The Sheffield Press

Sports

Wahi pulled into French corruption probe over suspicious betting on booking

By Mike Shaw ·
Wahi pulled into French corruption probe over suspicious betting on booking

Unusual bets placed internationally on Elye Wahi being booked in Nice’s final-day match against Metz pushed the Ivory Coast forward into a French corruption probe that briefly took him into custody and put football’s betting controls under scrutiny. The French Professional Football League said its monitoring partners flagged the pattern after OGC Nice met FC Metz on May 17, 2026, a match the official Ligue 1 sheet shows ended 0-0 on Matchday 34.

The Marseille prosecutor’s office said a 23-year-old Ligue 1 player was taken into custody on May 29 in an investigation into suspected organized fraud, organized sports corruption, handling stolen goods and money laundering. Reuters-derived reports said Wahi was the player held in Marseille and later released shortly afterward. He was not immediately available to comment and was not named publicly as a suspect. The league said it alerted authorities after the betting spike was detected, but it did not open disciplinary proceedings of its own.

AI-generated illustration
AI-generated illustration

The case shows how modern anti-corruption systems in football often begin with market surveillance rather than eyewitness testimony. A yellow card is a routine match event, but when wager volume on that outcome jumps sharply across international markets, it can trigger a review for possible spot-fixing. Even then, a betting alert is only a signal. Investigators still need evidence tying the wagering pattern to deliberate conduct before they can move from suspicion to an allegation of manipulation.

Related stock photo
Photo by Ben Khatry

That distinction matters because players can be drawn into inquiries before any charge is filed, and Wahi’s case has now done that in a highly visible way. The Ivory Coast team said it had no information on the matter, while the timing is especially sensitive because Wahi is part of Ivory Coast’s World Cup squad. The scrutiny has spread beyond one player to the governance structures around the game: in November 2024, French investigators raided the offices of the French football league and CVC Capital Partners in a separate corruption and embezzlement probe tied to an investment deal.

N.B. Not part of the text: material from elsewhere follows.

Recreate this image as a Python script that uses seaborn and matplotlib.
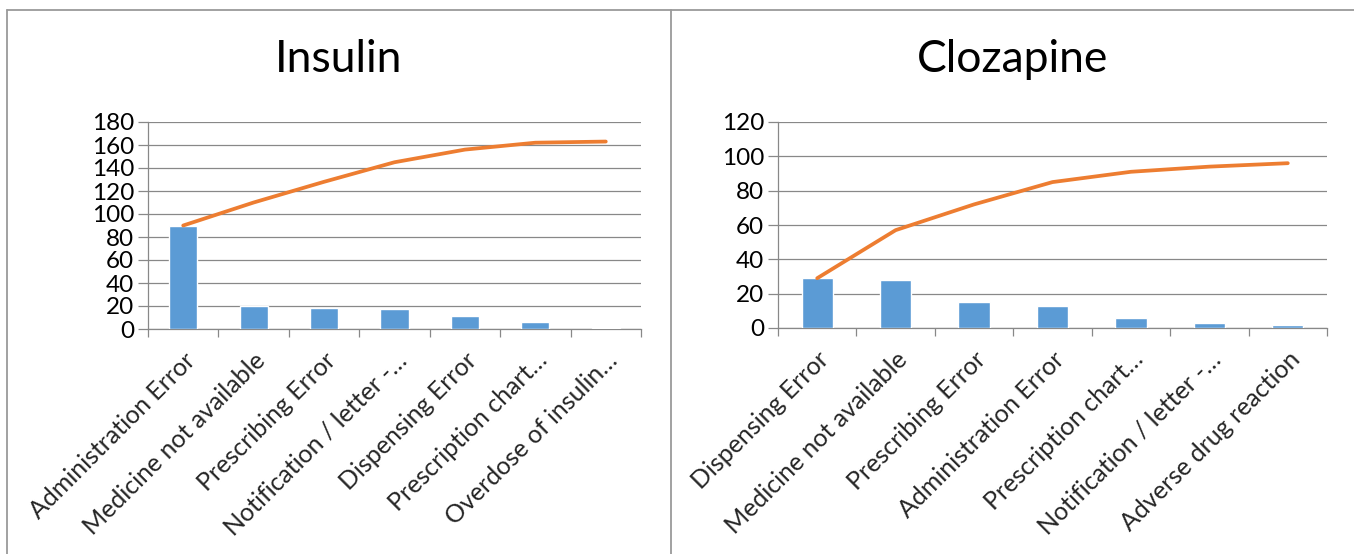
import numpy as np
import pandas as pd
import matplotlib
matplotlib.use("Agg")
import matplotlib.pyplot as plt
from matplotlib.lines import Line2D
import seaborn as sns

# Incident counts by category, sorted for the Pareto view
insulin_categories = [
    "Administration Error",
    "Medicine not available",
    "Prescribing Error",
    "Notification / letter -\u2026",
    "Dispensing Error",
    "Prescription chart\u2026",
    "Overdose of insulin\u2026",
]
insulin_counts = [90, 20, 18, 17, 11, 6, 1]

clozapine_categories = [
    "Dispensing Error",
    "Medicine not available",
    "Prescribing Error",
    "Administration Error",
    "Prescription chart\u2026",
    "Notification / letter -\u2026",
    "Adverse drug reaction",
]
clozapine_counts = [29, 28, 15, 13, 6, 3, 2]

insulin_ticks = [0, 20, 40, 60, 80, 100, 120, 140, 160, 180]
clozapine_ticks = [0, 20, 40, 60, 80, 100, 120]

BAR = "#5B9BD5"
LINE = "#ED7D31"
GRID = "#888888"

sns.set_theme(style="white")
plt.rcParams["font.family"] = ["Lato", "DejaVu Sans"]

W, H = 1354, 554
fig = plt.figure(figsize=(W / 100, H / 100), dpi=100)


def px_axes(x0, x1, y_top, y_bot):
    return fig.add_axes([x0 / W, 1 - y_bot / H, (x1 - x0) / W, (y_bot - y_top) / H])


def pareto(ax, cats, counts, ticks, title, title_x):
    df = pd.DataFrame({"category": cats, "count": counts})
    df["cumulative"] = np.cumsum(df["count"])
    sns.barplot(data=df, x="category", y="count", color=BAR, width=0.4,
                saturation=1, ax=ax, zorder=3)
    ax.plot(np.arange(len(cats)), df["cumulative"], color=LINE, lw=2.7,
            solid_capstyle="round", zorder=4)
    ax.set_xlim(-0.5, len(cats) - 0.5)
    ax.set_ylim(ticks[0], ticks[-1])
    ax.set_yticks(ticks)
    ax.set_xlabel("")
    ax.set_ylabel("")
    ax.yaxis.grid(True, color=GRID, lw=0.9, zorder=0)
    ax.set_axisbelow(True)
    for side in ("top", "right"):
        ax.spines[side].set_visible(False)
    for side in ("left", "bottom"):
        ax.spines[side].set_color(GRID)
        ax.spines[side].set_linewidth(0.9)
    ax.tick_params(axis="y", which="major", length=7, width=0.9, color=GRID,
                   labelsize=17.5, pad=3, labelcolor="black", left=True)
    ax.set_xticks(np.arange(len(cats)))
    ax.set_xticklabels(cats, rotation=45, ha="right", rotation_mode="anchor",
                       fontsize=18)
    ax.set_xticks(np.arange(len(cats) + 1) - 0.5, minor=True)
    ax.tick_params(axis="x", which="major", length=0, pad=14)
    ax.tick_params(axis="x", which="minor", length=6, width=0.9, color=GRID,
                   bottom=True)
    fig.text(title_x / W, 1 - 60 / H, title, ha="center", va="center",
             fontsize=32, color="black")


ax1 = px_axes(148, 641, 122, 329)
pareto(ax1, insulin_categories, insulin_counts, insulin_ticks, "Insulin", 339)

ax2 = px_axes(778, 1327, 122, 328)
pareto(ax2, clozapine_categories, clozapine_counts, clozapine_ticks, "Clozapine", 1013)

# Panel frames
frame = dict(color="#9a9a9a", lw=1.3, transform=fig.transFigure)
fig.add_artist(Line2D([7 / W, 1], [1 - 9.5 / H, 1 - 9.5 / H], **frame))
fig.add_artist(Line2D([7 / W, 7 / W], [0, 1 - 9.5 / H], **frame))
fig.add_artist(Line2D([671 / W, 671 / W], [0, 1 - 9.5 / H], **frame))

fig.savefig("out.png", dpi=100, facecolor="white")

Elye Wahi — Wikimedia Commons
Paul Vaurie via Wikimedia Commons (CC BY-SA 4.0)

The broader backdrop is a sport whose betting economy has grown far beyond France. Sports wagering is legal there, but the same expansion that has made betting easier to access has also made monitoring more important, from Europe to the United States, where state-by-state legalization accelerated after the Supreme Court opened the door in 2018. For French football, the Wahi inquiry is less about one booking than about how quickly a single yellow card can turn into a governance test.